The Super Bowl is to football what Easter is to Christianity, only much much more profitable. Between merchandizing, ticket sales and broadcasting rites, the NFL will make billions of dollars in tax-free money over the next two weeks. Every year, broadcasting companies outbid one another for the right to produce the spectacle, because they too will reap huge profits. Last year at the Super Bowl, a 30 second ad cost 3.8 million. Normally, each football game airs around 100 commercials (roughly a third of the broadcast time), which means that the Super Bowl will generate roughly 380 million dollars, not to mention the commercials that will run during the pre- and post-game spectacle. With only about 11 minutes of actual playing in any telecast, the television producers will divert our attention to coaches, cheerleaders, replays, announcers, recorded spots on different players or shots of the crowd. At the Super Bowl, when they cut to the crowd for reaction shots, our collective gaze will again be focused on the successful, those who are able to afford the record-high ticket prices at MetLife Stadium, which range from 1,250 to 2,600 dollars-a-seat. Not surprisingly, this means that average fans can't afford to go, an injustice attested to by a class-action suit recently filed in New Jersey. Yet at a time of near-record poverty levels, there is something unseemly about a civil suit that makes access to football a civil right that can be infringed upon, but ignores the symbolic social injustice of spending 1.6 billion dollars on a stadium -- even if MetLife was the first stadium financed privately rather than by fleecing the taxpayer -- with martini bars, 10,005 club seats and 218 luxury suites.

Meanwhile, behind the spectacle, we live in a society where huge economic resources are squandered. Instead of talking about how we could re-prioritize those resources -- the 380 million generated selling Super Bowl commercials, for instance, is roughly the amount just cut from federal heating subsidies to keep poor people from freezing this winter -- or acting to alleviate the suffering that our choices create, we focus our attention on the spectacle of success. The Super Bowl is just the most extreme example of our collective fetish. In a society where 50 million people and 22 percent of all children live in poverty, we will spend billions on a single football game for the love of distraction. In the next week, Richard Sherman will be talked about more than the water poisoned in West Virginia by Freedom Industries and a lax regulatory state, more than the trillions squandered in a never-ending war in the Middle East, and more than the systematic violence perpetrated by a federal budget that defunds programs providing assistance for the desperately poor. If actions speak louder than words, if our deeds matter more than what we say, then this is like the tax-dodging NFL running up to everyone of those people who are down -- like Richard Sherman did to his opponents on Sunday -- and giving them the big choke sign.

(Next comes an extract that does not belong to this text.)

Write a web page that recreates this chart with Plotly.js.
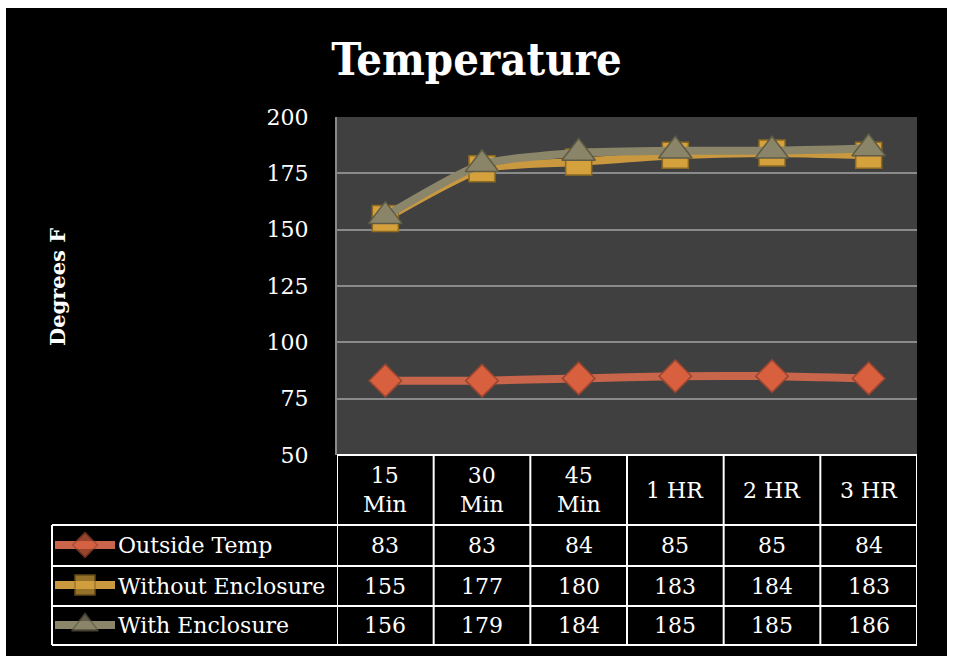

Over the next two weeks, in the build up to the annual climax of our shared civic religion, the NFL will spend millions to portray itself as a good corporate citizen. If it was more honest, if it were as truthful as Richard Sherman was on Sunday night, it might respond to whatever meager cultural critic who dares to question its cultural power with something like this: "We run the most powerful spectacle in the world. We wanted to make sure that everybody knew that anything else you might want to focus on -- like the league's failure to meet its obligation to the society that has turned football into a religion -- is sorry. And when you try to test our power, or to talk about the things that might help improve our society or refocus people's attention, that's the result your gonna get. Don't you ever talk about us! LOB" Or, as Sherman reiterated when he Tweeted about the interview on Monday, "The Lion doesn't concern himself with the opinions of the sheep." The candor would be refreshing.